Start

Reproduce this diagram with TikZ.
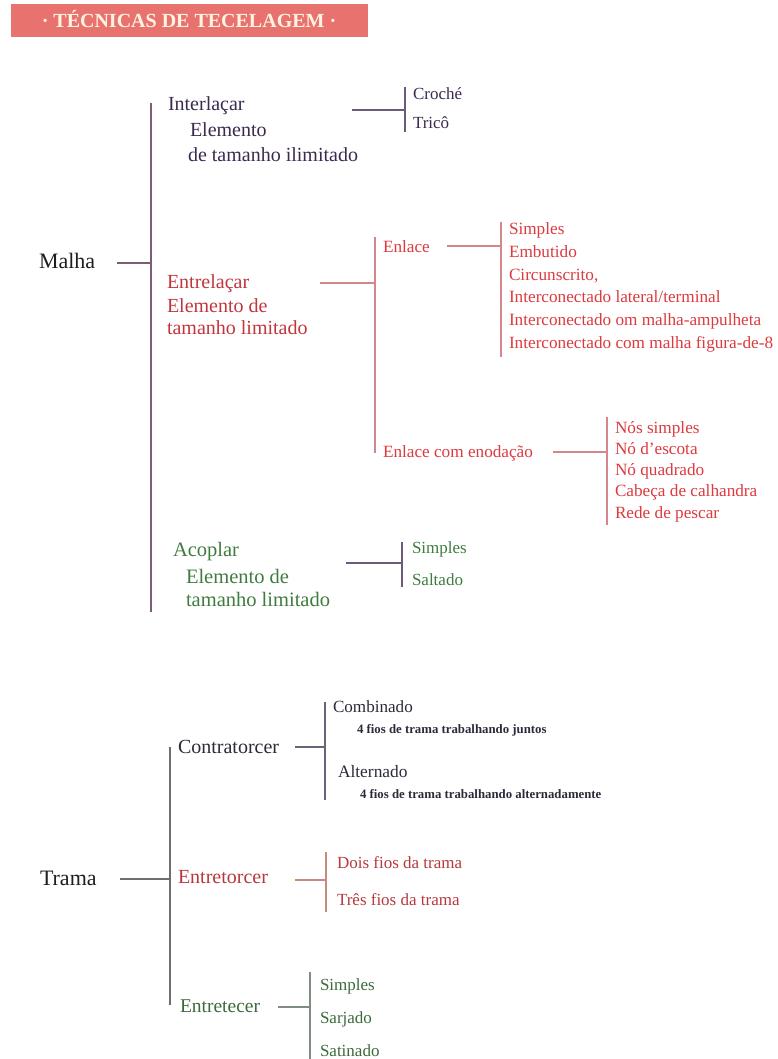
\documentclass[tikz,border=0pt]{standalone}
\usepackage{fontspec}
\setmainfont{Liberation Serif}
\definecolor{banner}{HTML}{E8736E}
\definecolor{bannertxt}{HTML}{FFF3E4}
\definecolor{purp}{HTML}{3B2A4E}
\definecolor{purpline}{HTML}{7D5C74}
\definecolor{purpline2}{HTML}{6B5A78}
\definecolor{redhead}{HTML}{C0363C}
\definecolor{reditem}{HTML}{DC3A3E}
\definecolor{redline}{HTML}{D4868A}
\definecolor{grn}{HTML}{3F7B3F}
\definecolor{tramatxt}{HTML}{1E1E1E}
\definecolor{tramaline}{HTML}{6E6E6E}
\definecolor{contra}{HTML}{2B2A3A}
\definecolor{contraline}{HTML}{6B6478}
\definecolor{entret}{HTML}{B5383C}
\definecolor{entretline}{HTML}{C98A7E}
\definecolor{grn2}{HTML}{3B6A3B}
\definecolor{grnline}{HTML}{7F8C7F}
\tikzset{
  lbl/.style={anchor=base west, inner sep=0pt, outer sep=0pt},
  fs/.style={font=\fontsize{#1}{#1}\selectfont},
  conn/.style={line width=1.2pt, draw=#1},
}
\begin{document}
\begin{tikzpicture}[x=1pt,y=-1pt]
\useasboundingbox (0,0) rectangle (778,1059);
% title banner
\fill[banner] (11,4) rectangle (368,37);
\node[inner sep=0pt, anchor=base, text=bannertxt, font=\fontsize{20}{20}\selectfont\bfseries] (title) at (189,28) {· TÉCNICAS DE TECELAGEM ·};

% ---------------- MALHA ----------------
\node[lbl, fs=22, text=tramatxt] (malha) at (39,269) {Malha};
\coordinate (mS) at (117,263);
\coordinate (mJ) at (151,263);
\coordinate (mTop) at (151,103);
\coordinate (mBot) at (151,612);
\draw[conn=purpline] (mTop) -- (mBot);
\draw[conn=purpline] (mS) -- (mJ);

% Interlaçar
\node[lbl, fs=20, text=purp] (inter) at (168,111) {Interlaçar};
\node[lbl, fs=20, text=purp] (inter2) at (190,137) {Elemento};
\node[lbl, fs=20, text=purp] (inter3) at (188,162) {de tamanho ilimitado};
\coordinate (iS) at (352,110);
\coordinate (iJ) at (405,110);
\coordinate (iTop) at (405,87);
\coordinate (iBot) at (405,132);
\draw[conn=purpline2] (iS) -- (iJ);
\draw[conn=purpline2] (iTop) -- (iBot);
\node[lbl, fs=17, text=purp] (croche) at (413,100) {Croché};
\node[lbl, fs=17, text=purp] (trico) at (413,129) {Tricô};

% Entrelaçar
\node[lbl, fs=20, text=redhead] (entre) at (167,288) {Entrelaçar};
\node[lbl, fs=20, text=redhead] (entre2) at (167,312) {Elemento de};
\node[lbl, fs=20, text=redhead] (entre3) at (167,334) {tamanho limitado};
\coordinate (eS) at (320,283);
\coordinate (eJ) at (375,283);
\coordinate (eTop) at (375,237);
\coordinate (eBot) at (375,453);
\draw[conn=redline] (eS) -- (eJ);
\draw[conn=redline] (eTop) -- (eBot);

% Enlace
\node[lbl, fs=17.2, text=reditem] (enlace) at (383,252) {Enlace};
\coordinate (lS) at (447,246);
\coordinate (lJ) at (501,246);
\coordinate (lTop) at (501,222);
\coordinate (lBot) at (501,357);
\draw[conn=redline] (lS) -- (lJ);
\draw[conn=redline] (lTop) -- (lBot);
\node[lbl, fs=17.2, text=reditem] (l1) at (509,235) {Simples};
\node[lbl, fs=17.2, text=reditem] (l2) at (509,257.6) {Embutido};
\node[lbl, fs=17.2, text=reditem] (l3) at (509,280.2) {Circunscrito,};
\node[lbl, fs=17.2, text=reditem] (l4) at (509,302.8) {Interconectado lateral/terminal};
\node[lbl, fs=17.2, text=reditem] (l5) at (509,325.4) {Interconectado om malha-ampulheta};
\node[lbl, fs=17.2, text=reditem] (l6) at (509,348) {Interconectado com malha figura-de-8};

% Enlace com enodação
\node[lbl, fs=17.2, text=reditem] (enod) at (383,457) {Enlace com enodação};
\coordinate (nS) at (553,452);
\coordinate (nJ) at (607,452);
\coordinate (nTop) at (607,417);
\coordinate (nBot) at (607,525);
\draw[conn=redline] (nS) -- (nJ);
\draw[conn=redline] (nTop) -- (nBot);
\node[lbl, fs=17.2, text=reditem] (n1) at (615,433) {Nós simples};
\node[lbl, fs=17.2, text=reditem] (n2) at (615,454.3) {Nó d’escota};
\node[lbl, fs=17.2, text=reditem] (n3) at (615,475.6) {Nó quadrado};
\node[lbl, fs=17.2, text=reditem] (n4) at (615,496.9) {Cabeça de calhandra};
\node[lbl, fs=17.2, text=reditem] (n5) at (615,518.2) {Rede de pescar};

% Acoplar
\node[lbl, fs=20.5, text=grn] (acop) at (173,556) {Acoplar};
\node[lbl, fs=20.5, text=grn] (acop2) at (186,583) {Elemento de};
\node[lbl, fs=20.5, text=grn] (acop3) at (186,606) {tamanho limitado};
\coordinate (aS) at (346,563);
\coordinate (aJ) at (402,563);
\coordinate (aTop) at (402,542);
\coordinate (aBot) at (402,587);
\draw[conn=purpline2] (aS) -- (aJ);
\draw[conn=purpline2] (aTop) -- (aBot);
\node[lbl, fs=17, text=grn] (as1) at (412,553) {Simples};
\node[lbl, fs=17, text=grn] (as2) at (412,585) {Saltado};

% ---------------- TRAMA ----------------
\node[lbl, fs=22, text=tramatxt] (trama) at (40,885) {Trama};
\coordinate (tS) at (120,879);
\coordinate (tJ) at (170,879);
\coordinate (tTop) at (170,747);
\coordinate (tBot) at (170,1005);
\draw[conn=tramaline] (tS) -- (tJ);
\draw[conn=tramaline] (tTop) -- (tBot);

% Contratorcer
\node[lbl, fs=20, text=contra] (contr) at (178,753) {Contratorcer};
\coordinate (cS) at (295,747);
\coordinate (cJ) at (325,747);
\coordinate (cTop) at (325,702);
\coordinate (cBot) at (325,800);
\draw[conn=contraline] (cS) -- (cJ);
\draw[conn=contraline] (cTop) -- (cBot);
\node[lbl, fs=17.1, text=contra] (comb) at (333,712) {Combinado};
\node[lbl, font=\fontsize{12.8}{12.8}\selectfont\bfseries, text=contra] (comb2) at (357,733) {4 fios de trama trabalhando juntos};
\node[lbl, fs=17.4, text=contra] (alt) at (338,777) {Alternado};
\node[lbl, font=\fontsize{12.8}{12.8}\selectfont\bfseries, text=contra] (alt2) at (360,798) {4 fios de trama trabalhando alternadamente};

% Entretorcer
\node[lbl, fs=20, text=entret] (etor) at (178,883) {Entretorcer};
\coordinate (oS) at (295,880);
\coordinate (oJ) at (326,880);
\coordinate (oTop) at (326,852);
\coordinate (oBot) at (326,912);
\draw[conn=entretline] (oS) -- (oJ);
\draw[conn=entretline] (oTop) -- (oBot);
\node[lbl, fs=17, text=entret] (o1) at (337,868) {Dois fios da trama};
\node[lbl, fs=17, text=entret] (o2) at (337,905) {Três fios da trama};

% Entretecer
\node[lbl, fs=19.5, text=grn2] (etec) at (180,1012) {Entretecer};
\coordinate (xS) at (278,1007);
\coordinate (xJ) at (310,1007);
\coordinate (xTop) at (310,972);
\coordinate (xBot) at (310,1059);
\draw[conn=grnline] (xS) -- (xJ);
\draw[conn=grnline] (xTop) -- (xBot);
\node[lbl, fs=17, text=grn2] (x1) at (320,990) {Simples};
\node[lbl, fs=17, text=grn2] (x2) at (320,1023) {Sarjado};
\node[lbl, fs=17, text=grn2] (x3) at (320,1056) {Satinado};
\end{tikzpicture}
\end{document}
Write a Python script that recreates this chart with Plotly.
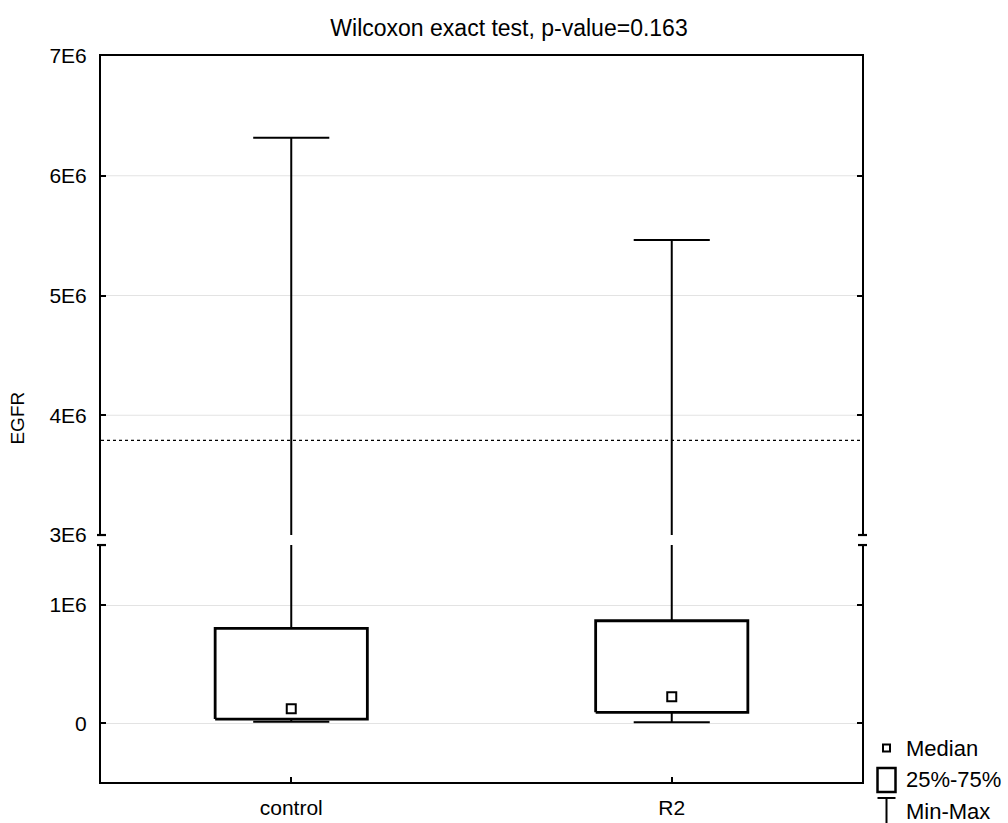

End

**THE REQUEST:** Copy all lines from the material that contain "this".

**TASK RESULT:**
Reproduce this diagram with TikZ.
Write a Python script that recreates this chart with Plotly.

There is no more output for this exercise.